• [Aim]:
Include in the output only the lines from the opening of the records through the line containing "const RED = '#C00000';", each printed exactly; pictures are omitted.
--- Start of Records shown ---
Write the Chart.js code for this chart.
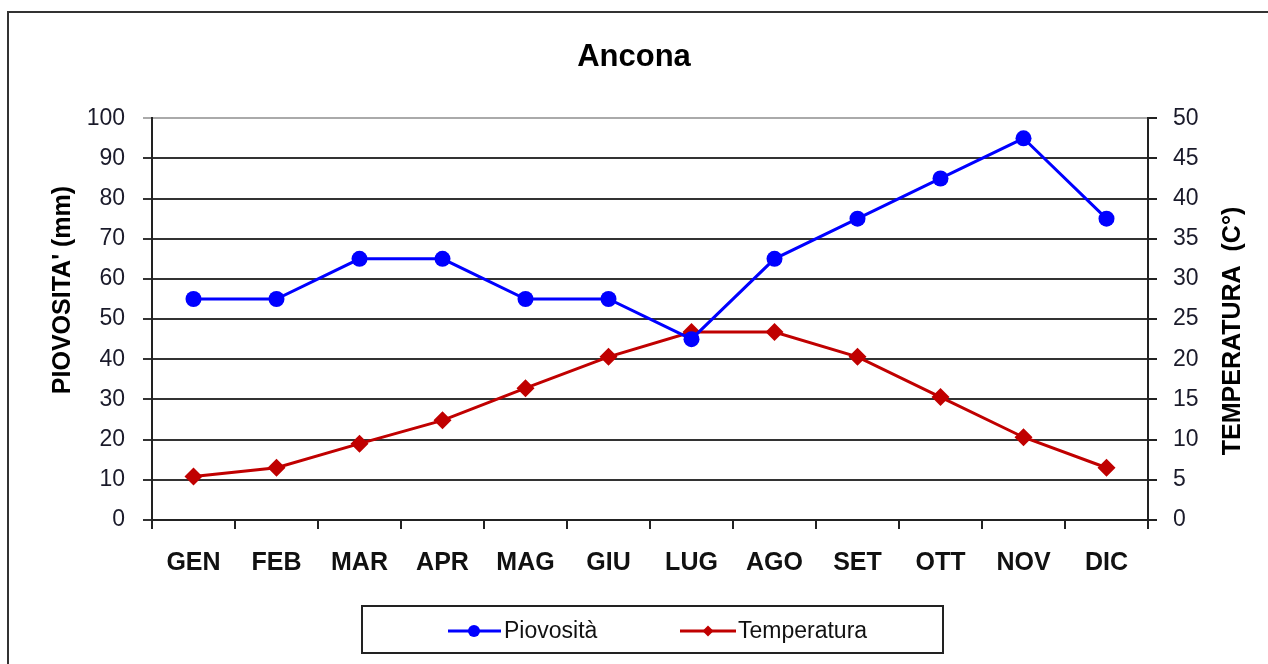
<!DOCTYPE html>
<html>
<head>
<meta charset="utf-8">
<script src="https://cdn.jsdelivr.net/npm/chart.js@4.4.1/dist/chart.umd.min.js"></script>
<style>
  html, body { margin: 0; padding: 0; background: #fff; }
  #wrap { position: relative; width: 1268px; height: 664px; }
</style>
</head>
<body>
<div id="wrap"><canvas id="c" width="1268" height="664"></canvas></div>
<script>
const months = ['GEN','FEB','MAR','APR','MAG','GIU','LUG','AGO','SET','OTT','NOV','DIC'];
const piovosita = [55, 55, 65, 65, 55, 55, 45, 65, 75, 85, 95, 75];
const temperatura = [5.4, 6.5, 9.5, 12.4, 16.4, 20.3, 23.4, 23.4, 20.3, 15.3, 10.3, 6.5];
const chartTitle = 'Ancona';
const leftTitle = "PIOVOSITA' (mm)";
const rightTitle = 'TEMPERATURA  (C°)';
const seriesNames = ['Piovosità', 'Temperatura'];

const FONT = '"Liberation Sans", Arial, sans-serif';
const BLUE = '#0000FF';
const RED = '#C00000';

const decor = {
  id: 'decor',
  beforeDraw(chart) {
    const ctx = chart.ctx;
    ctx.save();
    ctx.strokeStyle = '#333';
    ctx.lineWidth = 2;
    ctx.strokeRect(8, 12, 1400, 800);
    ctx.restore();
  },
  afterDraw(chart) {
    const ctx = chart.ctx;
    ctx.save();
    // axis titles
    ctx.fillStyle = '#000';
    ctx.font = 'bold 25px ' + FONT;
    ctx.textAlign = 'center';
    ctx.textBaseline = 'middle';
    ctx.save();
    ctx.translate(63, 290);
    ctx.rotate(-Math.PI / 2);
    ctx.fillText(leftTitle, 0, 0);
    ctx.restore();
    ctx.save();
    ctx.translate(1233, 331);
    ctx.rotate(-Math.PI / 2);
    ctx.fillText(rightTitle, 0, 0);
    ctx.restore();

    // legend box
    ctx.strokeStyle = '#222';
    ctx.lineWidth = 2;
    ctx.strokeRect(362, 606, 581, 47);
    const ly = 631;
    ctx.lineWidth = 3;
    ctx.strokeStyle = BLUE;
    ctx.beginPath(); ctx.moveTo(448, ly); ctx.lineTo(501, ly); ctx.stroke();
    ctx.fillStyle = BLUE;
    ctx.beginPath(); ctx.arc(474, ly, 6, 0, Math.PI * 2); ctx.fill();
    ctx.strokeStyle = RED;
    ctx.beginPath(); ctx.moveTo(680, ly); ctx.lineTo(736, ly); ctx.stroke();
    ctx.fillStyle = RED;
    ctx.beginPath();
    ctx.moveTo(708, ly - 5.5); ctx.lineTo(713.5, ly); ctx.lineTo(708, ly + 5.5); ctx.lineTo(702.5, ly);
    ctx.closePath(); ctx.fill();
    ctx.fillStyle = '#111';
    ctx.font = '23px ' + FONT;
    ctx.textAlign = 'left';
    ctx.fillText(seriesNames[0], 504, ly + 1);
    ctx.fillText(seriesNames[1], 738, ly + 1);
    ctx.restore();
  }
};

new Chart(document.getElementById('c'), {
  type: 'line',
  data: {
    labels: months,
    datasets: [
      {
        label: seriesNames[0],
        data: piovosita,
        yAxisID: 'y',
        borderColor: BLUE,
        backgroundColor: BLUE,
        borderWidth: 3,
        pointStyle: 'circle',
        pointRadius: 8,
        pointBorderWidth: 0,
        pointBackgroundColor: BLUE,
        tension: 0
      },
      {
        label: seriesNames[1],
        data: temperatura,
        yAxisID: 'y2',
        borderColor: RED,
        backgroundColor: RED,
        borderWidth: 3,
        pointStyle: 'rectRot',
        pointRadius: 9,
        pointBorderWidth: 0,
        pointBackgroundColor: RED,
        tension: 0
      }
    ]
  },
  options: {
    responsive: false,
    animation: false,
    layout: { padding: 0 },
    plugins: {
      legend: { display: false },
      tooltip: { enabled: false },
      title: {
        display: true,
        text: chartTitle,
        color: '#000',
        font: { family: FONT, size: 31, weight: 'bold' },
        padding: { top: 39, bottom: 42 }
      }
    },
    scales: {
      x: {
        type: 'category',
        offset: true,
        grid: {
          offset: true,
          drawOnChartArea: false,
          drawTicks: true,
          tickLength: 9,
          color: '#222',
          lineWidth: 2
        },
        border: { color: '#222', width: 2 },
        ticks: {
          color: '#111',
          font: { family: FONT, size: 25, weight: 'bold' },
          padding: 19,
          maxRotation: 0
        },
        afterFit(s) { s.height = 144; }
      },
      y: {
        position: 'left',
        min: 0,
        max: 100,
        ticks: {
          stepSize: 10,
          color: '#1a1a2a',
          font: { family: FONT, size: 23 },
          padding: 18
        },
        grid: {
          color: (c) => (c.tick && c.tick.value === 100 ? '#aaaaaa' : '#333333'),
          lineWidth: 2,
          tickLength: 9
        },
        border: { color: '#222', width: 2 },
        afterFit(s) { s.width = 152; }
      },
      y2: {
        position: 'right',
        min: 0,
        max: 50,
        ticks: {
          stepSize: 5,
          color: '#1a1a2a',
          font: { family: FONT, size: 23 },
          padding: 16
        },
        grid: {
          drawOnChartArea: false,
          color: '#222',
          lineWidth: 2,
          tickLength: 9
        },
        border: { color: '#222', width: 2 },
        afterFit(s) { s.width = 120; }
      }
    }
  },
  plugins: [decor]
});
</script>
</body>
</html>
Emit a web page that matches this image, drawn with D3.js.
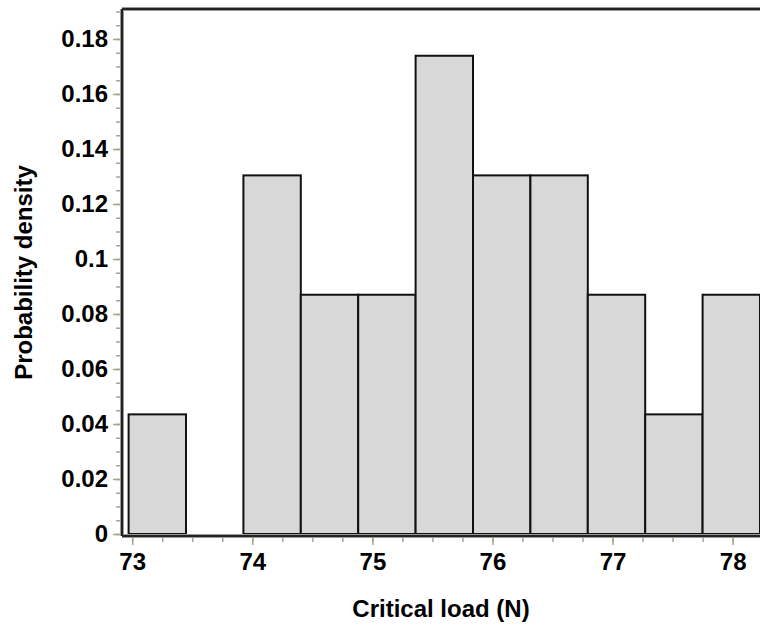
--- End of Records shown ---
• [Written solution]:
Write the Chart.js code for this chart.
<!DOCTYPE html>
<html>
<head>
<meta charset="utf-8">
<script src="https://cdn.jsdelivr.net/npm/chart.js@4.4.1/dist/chart.umd.min.js"></script>
<style>
  html, body { margin: 0; padding: 0; background: #fff; }
  #wrap { position: relative; width: 1268px; height: 664px; }
</style>
</head>
<body>
<div id="wrap"><canvas id="c" width="1268" height="664"></canvas></div>
<script>
const months = ['GEN','FEB','MAR','APR','MAG','GIU','LUG','AGO','SET','OTT','NOV','DIC'];
const piovosita = [55, 55, 65, 65, 55, 55, 45, 65, 75, 85, 95, 75];
const temperatura = [5.4, 6.5, 9.5, 12.4, 16.4, 20.3, 23.4, 23.4, 20.3, 15.3, 10.3, 6.5];
const chartTitle = 'Ancona';
const leftTitle = "PIOVOSITA' (mm)";
const rightTitle = 'TEMPERATURA  (C°)';
const seriesNames = ['Piovosità', 'Temperatura'];

const FONT = '"Liberation Sans", Arial, sans-serif';
const BLUE = '#0000FF';
const RED = '#C00000';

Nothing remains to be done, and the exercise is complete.